*WORK INSTRUCTIONS:* Copy the data below exactly, omitting any picture it contains.

*INFORMATION SHOWN:*
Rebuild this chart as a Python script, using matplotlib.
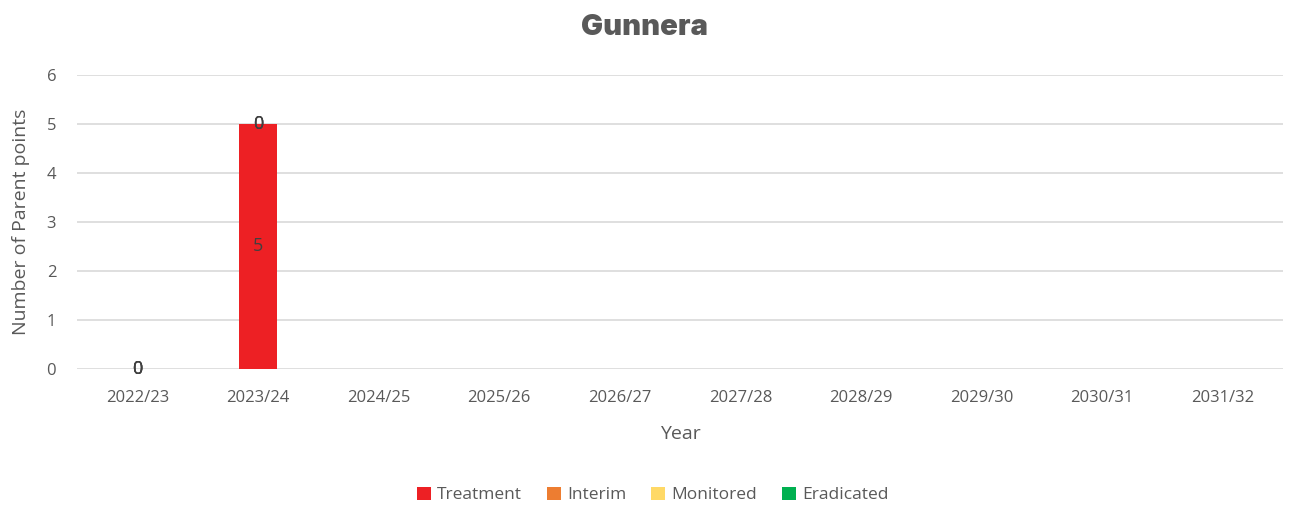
import numpy as np
import matplotlib
matplotlib.use("Agg")
import matplotlib.pyplot as plt
from matplotlib.patches import Patch

years = ["2022/23", "2023/24", "2024/25", "2025/26", "2026/27",
         "2027/28", "2028/29", "2029/30", "2030/31", "2031/32"]
treatment = [0, 5, None, None, None, None, None, None, None, None]
interim = [0, 0, None, None, None, None, None, None, None, None]
monitored = [0, 0, None, None, None, None, None, None, None, None]
eradicated = [0, 0, None, None, None, None, None, None, None, None]

series_names = ["Treatment", "Interim", "Monitored", "Eradicated"]
series_colors = ["#ED2024", "#ED7D31", "#FFD966", "#00B050"]

plt.rcParams['font.family'] = ['Open Sans', 'DejaVu Sans']

fig = plt.figure(figsize=(12.9, 5.05), dpi=100)
ax = fig.add_axes([0.0597, 0.2693, 0.9349, 0.5822])

x = np.arange(len(years))
bottom = np.zeros(len(years))
width = 0.315
text_color = "#595959"

for name, vals, col in zip(series_names, [treatment, interim, monitored, eradicated], series_colors):
    arr = np.array([np.nan if v is None else v for v in vals], dtype=float)
    h = np.nan_to_num(arr)
    ax.bar(x, h, width, bottom=bottom, color=col, zorder=3)
    for i, v in enumerate(arr):
        if not np.isnan(v):
            ax.text(x[i], bottom[i] + v / 2, f"{int(v)}", ha="center", va="center",
                    fontsize=13, color="#404040", zorder=4)
    bottom = bottom + h

ax.set_xlim(-0.5, len(years) - 0.5)
ax.set_ylim(0, 6)
ax.set_yticks(range(0, 7))
ax.set_xticks(x)
ax.set_xticklabels(years)
ax.tick_params(axis="both", length=0, labelsize=12, labelcolor=text_color)
ax.tick_params(axis="x", pad=15)
ax.tick_params(axis="y", pad=15)
ax.grid(axis="y", color="#D9D9D9", linewidth=1.2, zorder=0)
for s in ax.spines.values():
    s.set_visible(False)

ax.set_xlabel("Year", fontsize=14, color=text_color, labelpad=14)
ax.set_ylabel("Number of Parent points", fontsize=14, color=text_color, labelpad=12)

fig.text(0.5, 0.945, "Gunnera", ha="center", va="center", fontsize=21,
         fontweight="black", color=text_color, family=["Inter", "DejaVu Sans"])

handles = [Patch(facecolor=c, edgecolor="none") for c in series_colors]
fig.legend(handles, series_names, loc="center", bbox_to_anchor=(0.506, 0.02),
           ncol=4, frameon=False, fontsize=12.5, labelcolor=text_color,
           handlelength=0.8, handleheight=0.8, handletextpad=0.35, columnspacing=1.45)

fig.savefig("out.png", dpi=100)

*WRITTEN ANSWER:*
Rebuild this chart as a Python script, using matplotlib.
import numpy as np
import matplotlib
matplotlib.use("Agg")
import matplotlib.pyplot as plt
from matplotlib.patches import Patch

years = ["2022/23", "2023/24", "2024/25", "2025/26", "2026/27",
         "2027/28", "2028/29", "2029/30", "2030/31", "2031/32"]
treatment = [0, 5, None, None, None, None, None, None, None, None]
interim = [0, 0, None, None, None, None, None, None, None, None]
monitored = [0, 0, None, None, None, None, None, None, None, None]
eradicated = [0, 0, None, None, None, None, None, None, None, None]

series_names = ["Treatment", "Interim", "Monitored", "Eradicated"]
series_colors = ["#ED2024", "#ED7D31", "#FFD966", "#00B050"]

plt.rcParams['font.family'] = ['Open Sans', 'DejaVu Sans']

fig = plt.figure(figsize=(12.9, 5.05), dpi=100)
ax = fig.add_axes([0.0597, 0.2693, 0.9349, 0.5822])

x = np.arange(len(years))
bottom = np.zeros(len(years))
width = 0.315
text_color = "#595959"

for name, vals, col in zip(series_names, [treatment, interim, monitored, eradicated], series_colors):
    arr = np.array([np.nan if v is None else v for v in vals], dtype=float)
    h = np.nan_to_num(arr)
    ax.bar(x, h, width, bottom=bottom, color=col, zorder=3)
    for i, v in enumerate(arr):
        if not np.isnan(v):
            ax.text(x[i], bottom[i] + v / 2, f"{int(v)}", ha="center", va="center",
                    fontsize=13, color="#404040", zorder=4)
    bottom = bottom + h

ax.set_xlim(-0.5, len(years) - 0.5)
ax.set_ylim(0, 6)
ax.set_yticks(range(0, 7))
ax.set_xticks(x)
ax.set_xticklabels(years)
ax.tick_params(axis="both", length=0, labelsize=12, labelcolor=text_color)
ax.tick_params(axis="x", pad=15)
ax.tick_params(axis="y", pad=15)
ax.grid(axis="y", color="#D9D9D9", linewidth=1.2, zorder=0)
for s in ax.spines.values():
    s.set_visible(False)

ax.set_xlabel("Year", fontsize=14, color=text_color, labelpad=14)
ax.set_ylabel("Number of Parent points", fontsize=14, color=text_color, labelpad=12)

fig.text(0.5, 0.945, "Gunnera", ha="center", va="center", fontsize=21,
         fontweight="black", color=text_color, family=["Inter", "DejaVu Sans"])

handles = [Patch(facecolor=c, edgecolor="none") for c in series_colors]
fig.legend(handles, series_names, loc="center", bbox_to_anchor=(0.506, 0.02),
           ncol=4, frameon=False, fontsize=12.5, labelcolor=text_color,
           handlelength=0.8, handleheight=0.8, handletextpad=0.35, columnspacing=1.45)

fig.savefig("out.png", dpi=100)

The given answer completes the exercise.